* Directions for this task *
Begin the copy with the line that contains "Recreate this image" and end it with the line that contains "from matplotlib.ticker import". Print these lines exactly and omit all pictures.

::::::::::

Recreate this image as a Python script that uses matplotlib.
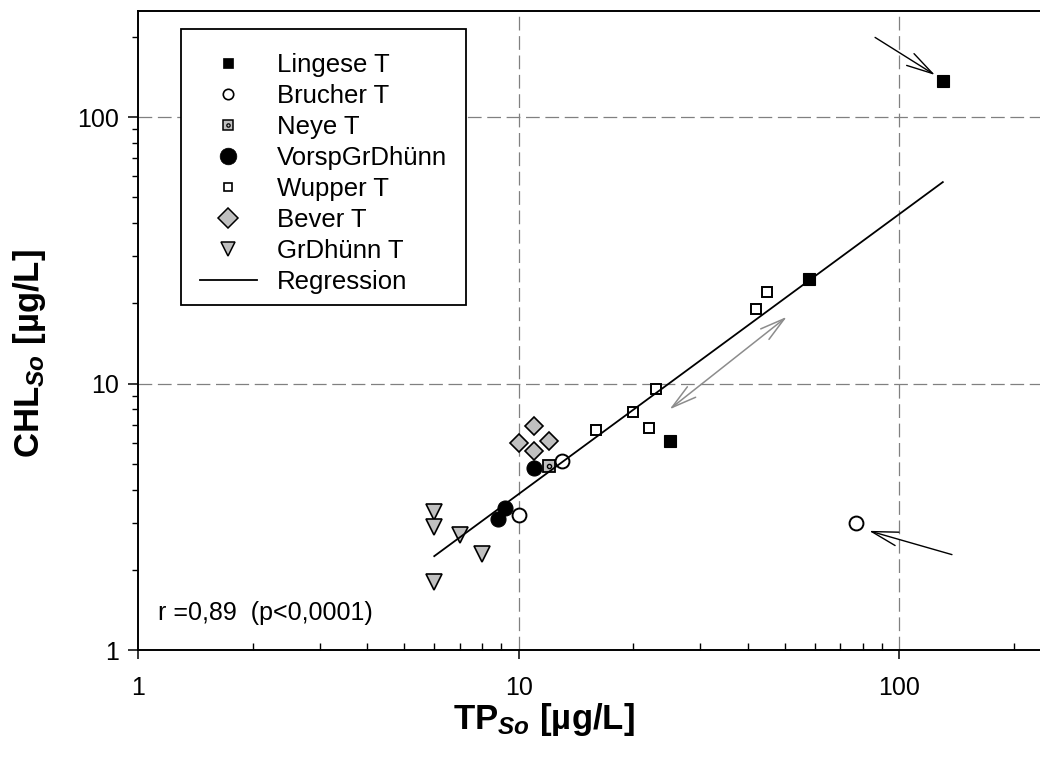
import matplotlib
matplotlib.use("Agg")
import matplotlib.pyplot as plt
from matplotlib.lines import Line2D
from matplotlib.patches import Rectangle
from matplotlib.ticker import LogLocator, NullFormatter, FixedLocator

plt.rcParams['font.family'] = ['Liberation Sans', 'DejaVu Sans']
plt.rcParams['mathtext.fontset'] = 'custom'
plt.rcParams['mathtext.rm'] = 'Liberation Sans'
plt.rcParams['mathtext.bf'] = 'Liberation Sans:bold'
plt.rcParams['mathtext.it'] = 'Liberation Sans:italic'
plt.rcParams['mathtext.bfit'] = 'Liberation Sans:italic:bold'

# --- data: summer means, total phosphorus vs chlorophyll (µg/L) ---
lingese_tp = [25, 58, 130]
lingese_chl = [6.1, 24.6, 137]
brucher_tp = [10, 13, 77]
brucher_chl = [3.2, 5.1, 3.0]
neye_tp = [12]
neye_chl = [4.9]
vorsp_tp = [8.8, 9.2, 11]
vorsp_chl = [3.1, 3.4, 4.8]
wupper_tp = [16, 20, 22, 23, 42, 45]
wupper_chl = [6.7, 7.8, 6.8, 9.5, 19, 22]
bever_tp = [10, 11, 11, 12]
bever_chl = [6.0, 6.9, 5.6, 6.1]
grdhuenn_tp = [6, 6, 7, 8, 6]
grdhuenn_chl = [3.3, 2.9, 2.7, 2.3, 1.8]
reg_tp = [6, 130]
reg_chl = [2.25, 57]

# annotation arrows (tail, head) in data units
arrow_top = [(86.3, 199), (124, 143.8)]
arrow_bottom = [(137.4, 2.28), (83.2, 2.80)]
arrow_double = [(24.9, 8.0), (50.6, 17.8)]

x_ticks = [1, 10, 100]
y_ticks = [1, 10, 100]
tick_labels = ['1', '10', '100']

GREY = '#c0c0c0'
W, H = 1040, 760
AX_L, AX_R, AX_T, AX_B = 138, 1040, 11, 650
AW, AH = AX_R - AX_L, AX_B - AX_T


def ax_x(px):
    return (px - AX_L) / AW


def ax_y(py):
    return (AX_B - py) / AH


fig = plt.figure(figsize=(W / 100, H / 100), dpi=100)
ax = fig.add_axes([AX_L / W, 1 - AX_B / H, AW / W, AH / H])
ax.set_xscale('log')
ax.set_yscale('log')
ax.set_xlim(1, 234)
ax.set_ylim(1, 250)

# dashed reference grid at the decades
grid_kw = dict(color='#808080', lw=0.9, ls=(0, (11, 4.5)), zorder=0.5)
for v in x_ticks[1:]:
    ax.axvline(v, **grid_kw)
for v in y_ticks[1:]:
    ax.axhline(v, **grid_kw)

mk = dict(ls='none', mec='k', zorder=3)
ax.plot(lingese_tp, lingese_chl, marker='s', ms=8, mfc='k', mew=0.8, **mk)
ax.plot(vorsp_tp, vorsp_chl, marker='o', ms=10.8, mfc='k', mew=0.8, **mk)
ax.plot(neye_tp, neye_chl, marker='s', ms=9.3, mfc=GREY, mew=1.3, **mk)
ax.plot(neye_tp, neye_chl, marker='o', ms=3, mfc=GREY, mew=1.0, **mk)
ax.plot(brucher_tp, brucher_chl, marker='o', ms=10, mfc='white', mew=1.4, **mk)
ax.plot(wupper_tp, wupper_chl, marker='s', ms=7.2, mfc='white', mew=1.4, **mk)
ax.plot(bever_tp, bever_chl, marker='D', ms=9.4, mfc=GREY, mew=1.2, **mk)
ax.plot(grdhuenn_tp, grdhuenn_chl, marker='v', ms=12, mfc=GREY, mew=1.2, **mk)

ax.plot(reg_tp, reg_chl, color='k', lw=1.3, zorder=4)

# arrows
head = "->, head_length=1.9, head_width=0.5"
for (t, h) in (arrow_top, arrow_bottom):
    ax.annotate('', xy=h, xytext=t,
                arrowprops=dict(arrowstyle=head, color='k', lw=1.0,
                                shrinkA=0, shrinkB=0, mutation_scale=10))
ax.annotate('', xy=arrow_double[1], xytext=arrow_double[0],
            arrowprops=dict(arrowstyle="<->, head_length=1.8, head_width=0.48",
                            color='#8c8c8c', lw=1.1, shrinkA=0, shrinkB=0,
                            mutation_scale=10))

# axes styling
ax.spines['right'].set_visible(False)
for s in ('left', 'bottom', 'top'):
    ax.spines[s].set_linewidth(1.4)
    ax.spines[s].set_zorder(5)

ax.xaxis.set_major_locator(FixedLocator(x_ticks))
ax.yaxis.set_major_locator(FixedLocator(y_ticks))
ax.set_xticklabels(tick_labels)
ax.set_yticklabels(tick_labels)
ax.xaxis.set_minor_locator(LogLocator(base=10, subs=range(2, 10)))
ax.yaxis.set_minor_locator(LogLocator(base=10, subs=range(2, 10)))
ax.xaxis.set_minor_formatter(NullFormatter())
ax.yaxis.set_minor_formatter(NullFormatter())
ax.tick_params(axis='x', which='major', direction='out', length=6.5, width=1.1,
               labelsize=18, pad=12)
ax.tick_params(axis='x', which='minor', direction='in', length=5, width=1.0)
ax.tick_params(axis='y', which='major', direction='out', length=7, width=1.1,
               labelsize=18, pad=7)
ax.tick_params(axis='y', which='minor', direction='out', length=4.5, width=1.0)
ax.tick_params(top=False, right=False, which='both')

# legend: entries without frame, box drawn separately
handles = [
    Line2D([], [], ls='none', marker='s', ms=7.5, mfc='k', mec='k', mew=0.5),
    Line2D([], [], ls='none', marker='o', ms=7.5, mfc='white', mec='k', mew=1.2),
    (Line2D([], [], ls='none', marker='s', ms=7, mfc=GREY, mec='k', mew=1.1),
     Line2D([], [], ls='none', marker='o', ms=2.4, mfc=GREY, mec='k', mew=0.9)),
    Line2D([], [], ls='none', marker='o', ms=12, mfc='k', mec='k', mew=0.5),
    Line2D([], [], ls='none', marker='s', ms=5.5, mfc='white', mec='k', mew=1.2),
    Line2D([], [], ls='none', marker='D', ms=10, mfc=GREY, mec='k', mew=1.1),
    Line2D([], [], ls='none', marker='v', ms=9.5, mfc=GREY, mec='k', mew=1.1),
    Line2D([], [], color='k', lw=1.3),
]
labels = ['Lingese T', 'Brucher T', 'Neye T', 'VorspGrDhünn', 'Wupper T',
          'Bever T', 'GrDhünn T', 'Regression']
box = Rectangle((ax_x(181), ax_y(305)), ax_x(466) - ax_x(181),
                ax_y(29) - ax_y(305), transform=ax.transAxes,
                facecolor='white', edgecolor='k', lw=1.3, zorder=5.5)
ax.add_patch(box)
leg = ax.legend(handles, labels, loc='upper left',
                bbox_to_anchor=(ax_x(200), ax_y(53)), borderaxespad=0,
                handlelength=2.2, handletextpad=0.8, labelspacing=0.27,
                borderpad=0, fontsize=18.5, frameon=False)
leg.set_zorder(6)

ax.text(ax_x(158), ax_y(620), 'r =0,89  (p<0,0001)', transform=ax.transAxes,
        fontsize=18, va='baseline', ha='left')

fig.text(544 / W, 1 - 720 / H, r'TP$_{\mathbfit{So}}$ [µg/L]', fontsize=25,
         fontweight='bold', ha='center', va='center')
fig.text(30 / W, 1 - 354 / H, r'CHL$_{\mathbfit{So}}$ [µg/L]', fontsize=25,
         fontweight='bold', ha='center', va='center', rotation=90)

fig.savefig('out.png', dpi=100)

::::::::::

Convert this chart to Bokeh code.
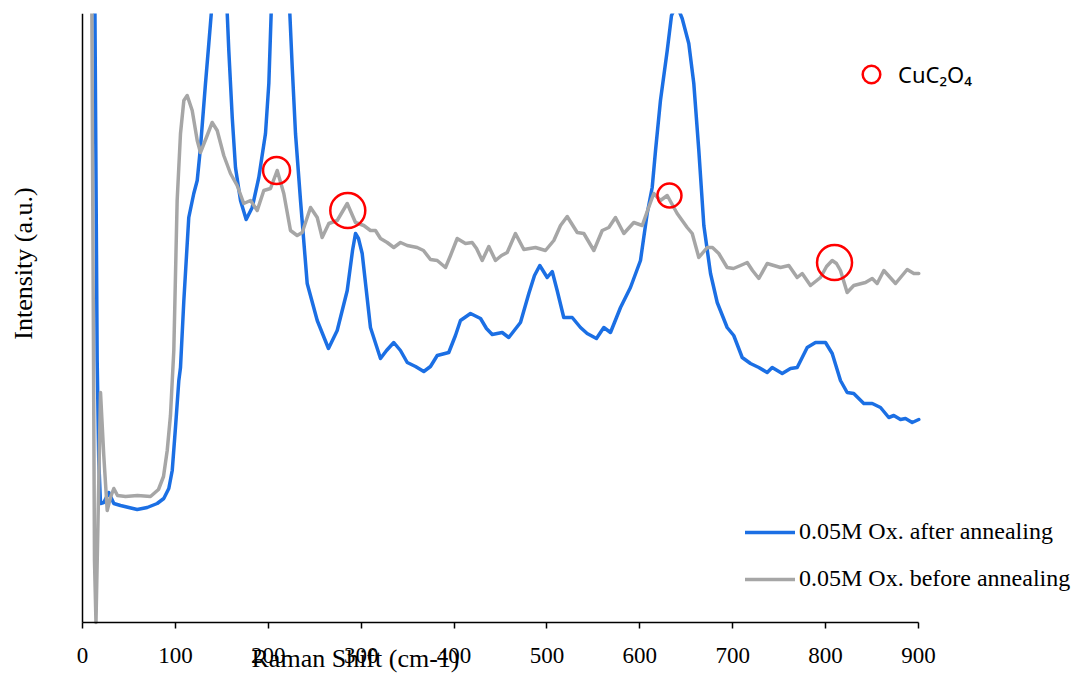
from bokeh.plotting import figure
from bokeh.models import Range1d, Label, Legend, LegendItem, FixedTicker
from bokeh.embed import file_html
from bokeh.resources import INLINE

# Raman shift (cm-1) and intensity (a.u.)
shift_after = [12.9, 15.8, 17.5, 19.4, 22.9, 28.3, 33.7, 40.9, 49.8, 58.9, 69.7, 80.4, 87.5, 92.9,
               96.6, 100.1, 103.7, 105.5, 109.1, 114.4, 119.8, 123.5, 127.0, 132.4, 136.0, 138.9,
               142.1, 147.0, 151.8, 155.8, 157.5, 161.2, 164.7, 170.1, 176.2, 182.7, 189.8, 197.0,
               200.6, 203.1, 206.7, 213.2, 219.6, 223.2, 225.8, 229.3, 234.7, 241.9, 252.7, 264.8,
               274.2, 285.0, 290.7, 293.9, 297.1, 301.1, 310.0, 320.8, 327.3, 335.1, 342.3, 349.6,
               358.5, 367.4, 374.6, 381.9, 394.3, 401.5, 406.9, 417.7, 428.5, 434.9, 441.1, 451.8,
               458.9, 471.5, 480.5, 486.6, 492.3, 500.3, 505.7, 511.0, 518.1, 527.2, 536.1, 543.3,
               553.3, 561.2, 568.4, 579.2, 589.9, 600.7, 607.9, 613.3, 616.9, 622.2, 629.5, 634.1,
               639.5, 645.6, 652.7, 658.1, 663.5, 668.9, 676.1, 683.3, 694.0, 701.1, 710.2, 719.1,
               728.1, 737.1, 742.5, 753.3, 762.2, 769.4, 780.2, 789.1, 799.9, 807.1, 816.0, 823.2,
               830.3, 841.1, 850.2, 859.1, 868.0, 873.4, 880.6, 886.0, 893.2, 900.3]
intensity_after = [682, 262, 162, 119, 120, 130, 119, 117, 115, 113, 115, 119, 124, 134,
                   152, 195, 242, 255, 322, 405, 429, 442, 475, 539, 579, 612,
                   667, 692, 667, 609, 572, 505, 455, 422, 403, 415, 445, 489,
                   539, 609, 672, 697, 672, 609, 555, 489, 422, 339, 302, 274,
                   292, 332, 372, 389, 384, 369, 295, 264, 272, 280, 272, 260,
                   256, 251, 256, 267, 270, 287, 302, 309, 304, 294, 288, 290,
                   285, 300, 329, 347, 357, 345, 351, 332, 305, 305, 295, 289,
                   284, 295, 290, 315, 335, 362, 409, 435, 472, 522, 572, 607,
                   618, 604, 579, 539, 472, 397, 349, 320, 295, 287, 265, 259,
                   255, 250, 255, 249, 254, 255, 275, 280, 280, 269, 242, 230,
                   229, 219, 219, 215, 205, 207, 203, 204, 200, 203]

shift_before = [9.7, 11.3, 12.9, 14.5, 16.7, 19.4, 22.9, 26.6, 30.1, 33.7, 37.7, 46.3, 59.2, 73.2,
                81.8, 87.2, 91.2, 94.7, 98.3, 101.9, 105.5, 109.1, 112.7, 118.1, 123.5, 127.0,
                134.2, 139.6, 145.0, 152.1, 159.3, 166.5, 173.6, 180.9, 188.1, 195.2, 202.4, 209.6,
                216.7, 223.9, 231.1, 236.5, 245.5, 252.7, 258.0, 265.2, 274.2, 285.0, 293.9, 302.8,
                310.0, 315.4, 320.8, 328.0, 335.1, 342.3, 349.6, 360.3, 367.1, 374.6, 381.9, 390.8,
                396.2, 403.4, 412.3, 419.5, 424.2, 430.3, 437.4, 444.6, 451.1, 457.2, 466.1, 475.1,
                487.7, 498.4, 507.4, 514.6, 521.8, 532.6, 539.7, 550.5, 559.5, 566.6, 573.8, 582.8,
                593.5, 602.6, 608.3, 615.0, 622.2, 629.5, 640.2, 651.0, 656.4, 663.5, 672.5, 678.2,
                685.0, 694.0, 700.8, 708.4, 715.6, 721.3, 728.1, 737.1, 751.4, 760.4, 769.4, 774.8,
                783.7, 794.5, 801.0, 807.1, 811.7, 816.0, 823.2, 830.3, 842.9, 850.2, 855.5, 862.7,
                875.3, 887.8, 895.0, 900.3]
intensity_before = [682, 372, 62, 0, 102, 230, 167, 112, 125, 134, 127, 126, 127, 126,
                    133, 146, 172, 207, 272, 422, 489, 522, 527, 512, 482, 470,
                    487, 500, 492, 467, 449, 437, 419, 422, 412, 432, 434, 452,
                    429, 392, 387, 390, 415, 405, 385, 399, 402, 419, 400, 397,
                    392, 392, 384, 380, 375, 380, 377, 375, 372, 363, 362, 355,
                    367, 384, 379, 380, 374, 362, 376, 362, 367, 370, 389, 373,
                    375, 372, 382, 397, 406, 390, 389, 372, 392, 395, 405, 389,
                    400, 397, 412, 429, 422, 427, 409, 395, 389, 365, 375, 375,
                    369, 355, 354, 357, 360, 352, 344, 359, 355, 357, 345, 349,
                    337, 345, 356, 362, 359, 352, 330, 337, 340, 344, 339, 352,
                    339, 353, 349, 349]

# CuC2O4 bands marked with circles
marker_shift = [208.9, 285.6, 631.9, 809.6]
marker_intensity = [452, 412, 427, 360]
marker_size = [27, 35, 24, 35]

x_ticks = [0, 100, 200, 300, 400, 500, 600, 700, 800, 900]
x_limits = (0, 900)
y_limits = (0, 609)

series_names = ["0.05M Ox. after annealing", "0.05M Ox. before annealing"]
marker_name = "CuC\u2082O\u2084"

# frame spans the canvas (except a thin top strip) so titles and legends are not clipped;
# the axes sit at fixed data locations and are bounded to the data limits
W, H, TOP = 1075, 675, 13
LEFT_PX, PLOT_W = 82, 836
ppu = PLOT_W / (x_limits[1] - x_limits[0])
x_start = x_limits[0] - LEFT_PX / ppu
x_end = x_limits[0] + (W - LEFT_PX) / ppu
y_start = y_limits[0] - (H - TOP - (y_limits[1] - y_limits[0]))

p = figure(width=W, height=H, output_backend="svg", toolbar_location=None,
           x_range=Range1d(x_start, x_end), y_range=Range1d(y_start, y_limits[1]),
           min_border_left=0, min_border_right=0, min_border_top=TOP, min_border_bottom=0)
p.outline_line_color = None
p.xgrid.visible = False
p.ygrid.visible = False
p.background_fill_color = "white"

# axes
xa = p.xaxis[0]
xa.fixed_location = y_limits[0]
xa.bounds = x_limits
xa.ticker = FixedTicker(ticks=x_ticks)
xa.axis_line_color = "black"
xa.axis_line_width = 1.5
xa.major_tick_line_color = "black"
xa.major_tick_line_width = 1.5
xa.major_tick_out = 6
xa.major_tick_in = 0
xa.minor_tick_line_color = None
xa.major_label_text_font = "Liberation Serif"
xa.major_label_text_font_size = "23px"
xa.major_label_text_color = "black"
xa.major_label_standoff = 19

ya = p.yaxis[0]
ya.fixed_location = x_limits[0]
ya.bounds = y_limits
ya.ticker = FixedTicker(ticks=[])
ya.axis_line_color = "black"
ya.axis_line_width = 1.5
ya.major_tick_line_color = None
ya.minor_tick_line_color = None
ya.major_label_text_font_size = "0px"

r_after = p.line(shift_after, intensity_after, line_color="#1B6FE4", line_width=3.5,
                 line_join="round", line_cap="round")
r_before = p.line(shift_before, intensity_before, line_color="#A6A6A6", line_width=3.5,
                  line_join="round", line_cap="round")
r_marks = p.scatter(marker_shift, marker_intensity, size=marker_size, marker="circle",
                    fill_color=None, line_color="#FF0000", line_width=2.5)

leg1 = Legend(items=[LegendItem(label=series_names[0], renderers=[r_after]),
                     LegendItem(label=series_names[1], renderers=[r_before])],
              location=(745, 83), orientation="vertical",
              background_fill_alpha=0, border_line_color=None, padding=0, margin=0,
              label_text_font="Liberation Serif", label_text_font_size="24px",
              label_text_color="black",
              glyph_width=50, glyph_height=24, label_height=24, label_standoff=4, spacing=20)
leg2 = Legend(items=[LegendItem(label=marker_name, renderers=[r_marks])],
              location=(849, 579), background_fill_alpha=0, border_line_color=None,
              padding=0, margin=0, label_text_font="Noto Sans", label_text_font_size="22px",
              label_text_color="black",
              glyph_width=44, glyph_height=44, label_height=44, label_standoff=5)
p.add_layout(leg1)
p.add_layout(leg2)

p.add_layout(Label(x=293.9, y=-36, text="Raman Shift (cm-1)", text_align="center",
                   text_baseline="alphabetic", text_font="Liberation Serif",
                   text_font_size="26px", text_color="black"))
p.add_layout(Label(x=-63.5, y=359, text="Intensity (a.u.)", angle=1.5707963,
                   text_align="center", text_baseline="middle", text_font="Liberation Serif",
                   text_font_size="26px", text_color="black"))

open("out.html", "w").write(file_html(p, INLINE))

::::::::::

* Solution to this exercise *
Recreate this image as a Python script that uses matplotlib.
import matplotlib
matplotlib.use("Agg")
import matplotlib.pyplot as plt
from matplotlib.lines import Line2D
from matplotlib.patches import Rectangle
from matplotlib.ticker import LogLocator, NullFormatter, FixedLocator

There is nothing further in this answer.